- **TASK STATEMENT**
Exactly as written, write out the lines below from the first to the one containing "from matplotlib.patches import Rectangle", inclusive. Pictures do not belong in the copy.

- **EXTRACTED DATA**

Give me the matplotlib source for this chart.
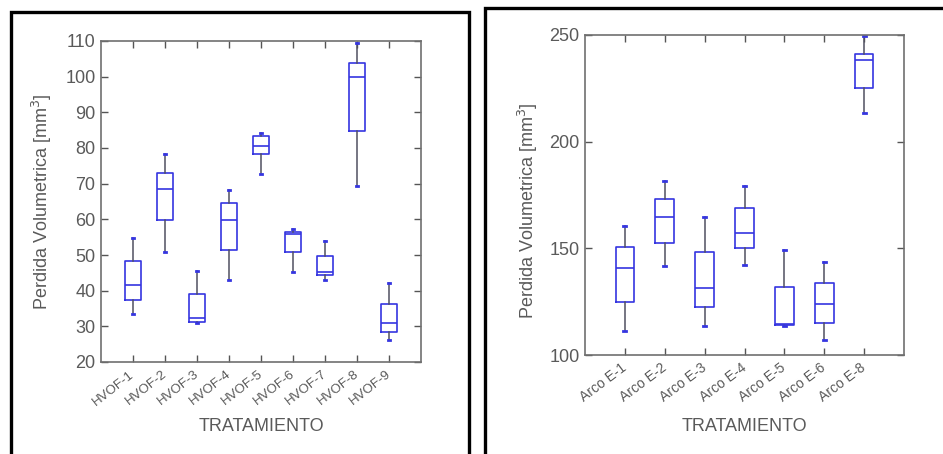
"""
Two boxplot panels: volumetric loss per treatment (HVOF coatings and
arc-sprayed coatings). Values read off the published figure.
"""
import matplotlib

matplotlib.use("Agg")
import matplotlib.pyplot as plt
from matplotlib.patches import Rectangle

# --- data (whisker low, Q1, median, Q3, whisker high) -----------------
hvof_labels = ["HVOF-1", "HVOF-2", "HVOF-3", "HVOF-4", "HVOF-5",
               "HVOF-6", "HVOF-7", "HVOF-8", "HVOF-9"]
hvof_low = [33.5, 50.8, 30.8, 43.1, 72.8, 45.2, 43.1, 69.3, 26.1]
hvof_q1 = [37.5, 59.9, 31.2, 51.5, 78.4, 50.8, 44.3, 84.7, 28.4]
hvof_med = [41.5, 68.4, 32.4, 59.9, 80.5, 56.0, 45.2, 99.9, 30.9]
hvof_q3 = [48.2, 73.0, 39.2, 64.6, 83.3, 56.4, 49.6, 103.8, 36.4]
hvof_high = [54.9, 78.4, 45.5, 68.3, 84.2, 57.4, 53.9, 109.4, 42.1]

arco_labels = ["Arco E-1", "Arco E-2", "Arco E-3", "Arco E-4",
               "Arco E-5", "Arco E-6", "Arco E-8"]
arco_low = [111.3, 141.9, 113.6, 142.2, 113.5, 107.0, 213.3]
arco_q1 = [125.0, 152.7, 122.7, 150.0, 114.0, 115.2, 225.0]
arco_med = [140.6, 164.8, 131.3, 157.3, 114.5, 123.8, 238.3]
arco_q3 = [150.8, 173.1, 148.1, 168.8, 132.0, 133.9, 241.1]
arco_high = [160.5, 181.7, 164.8, 179.2, 149.2, 143.8, 249.5]

W, H = 943, 454
BLUE = "#3535e0"
DARK = "#505060"
TXT = "#5a5a5a"
plt.rcParams["font.family"] = ["Liberation Sans", "DejaVu Sans"]


def _stats(labels, lo, q1, med, q3, hi):
    return [dict(label=l, whislo=a, q1=b, med=c, q3=d, whishi=e, fliers=[])
            for l, a, b, c, d, e in zip(labels, lo, q1, med, q3, hi)]


def _panel(fig, rect_px, stats, ylim, yticks, xrot, xfs, widths):
    x0, y0, x1, y1 = rect_px
    ax = fig.add_axes([x0 / W, 1 - y1 / H, (x1 - x0) / W, (y1 - y0) / H])
    n = len(stats)
    ax.bxp(stats, positions=range(1, n + 1), widths=widths,
           showfliers=False, capwidths=0.08,
           boxprops=dict(color=BLUE, linewidth=1.2),
           medianprops=dict(color=BLUE, linewidth=1.2),
           whiskerprops=dict(color=DARK, linewidth=1.1),
           capprops=dict(color=BLUE, linewidth=2.0))
    ax.set_xlim(0, n + 1)
    ax.set_ylim(*ylim)
    ax.set_yticks(yticks)
    ax.set_xticks(range(1, n + 1))
    ax.set_xticklabels([s["label"] for s in stats], rotation=xrot,
                       ha="right", va="center", rotation_mode="anchor",
                       fontsize=xfs, color=TXT)
    ax.tick_params(axis="x", pad=8)
    ax.tick_params(direction="in", length=5, width=1, color="#555555",
                   top=True, right=True)
    ax.tick_params(axis="y", labelsize=13, labelcolor=TXT, pad=4)
    for sp in ax.spines.values():
        sp.set_color("#707070")
        sp.set_linewidth(1.2)
    ax.set_ylabel("Perdida Volumetrica [mm$^3$]", fontsize=13, color=TXT)
    ax.set_xlabel("TRATAMIENTO", fontsize=13, color=TXT)
    return ax


def main() -> None:
    fig = plt.figure(figsize=(W / 100, H / 100), dpi=100)

    ax1 = _panel(fig, (101, 41, 421, 362),
                 _stats(hvof_labels, hvof_low, hvof_q1, hvof_med,
                        hvof_q3, hvof_high),
                 (20, 110), range(20, 111, 10), 38, 9.5, 0.53)
    ax1.yaxis.set_label_coords(-0.148, 0.5)
    ax1.xaxis.set_label_coords(0.5, -0.174)

    ax2 = _panel(fig, (585, 35, 904, 355),
                 _stats(arco_labels, arco_low, arco_q1, arco_med,
                        arco_q3, arco_high),
                 (100, 250), [100, 150, 200, 250], 37, 10, 0.47)
    ax2.yaxis.set_label_coords(-0.142, 0.45)
    ax2.xaxis.set_label_coords(0.5, -0.198)

    # black panel frames around each chart
    for x0, y0, x1, y1 in [(10.5, 11.5, 468.5, 460), (484.5, 8, 960, 460)]:
        fig.patches.append(Rectangle((x0 / W, 1 - y1 / H), (x1 - x0) / W,
                                     (y1 - y0) / H, transform=fig.transFigure,
                                     fill=False, edgecolor="black",
                                     linewidth=2.4))

    fig.savefig("out.png", dpi=100)
    plt.close(fig)


if __name__ == "__main__":
    main()
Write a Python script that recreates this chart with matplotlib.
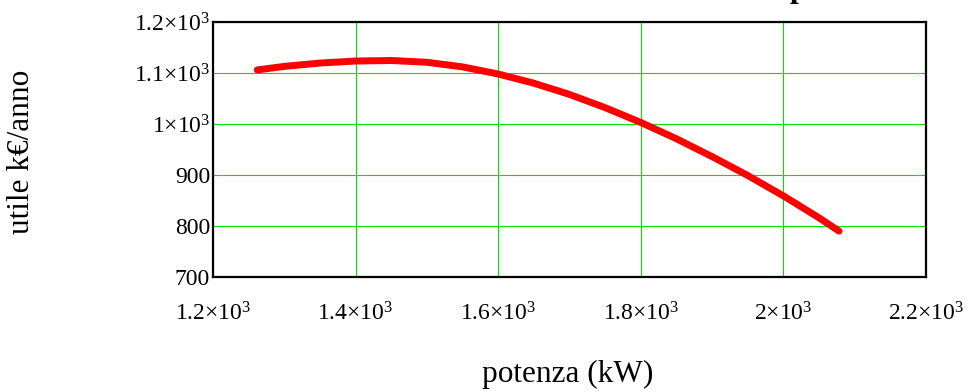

- **THE OUTPUT**
Give me the matplotlib source for this chart.
"""
Two boxplot panels: volumetric loss per treatment (HVOF coatings and
arc-sprayed coatings). Values read off the published figure.
"""
import matplotlib

matplotlib.use("Agg")
import matplotlib.pyplot as plt
from matplotlib.patches import Rectangle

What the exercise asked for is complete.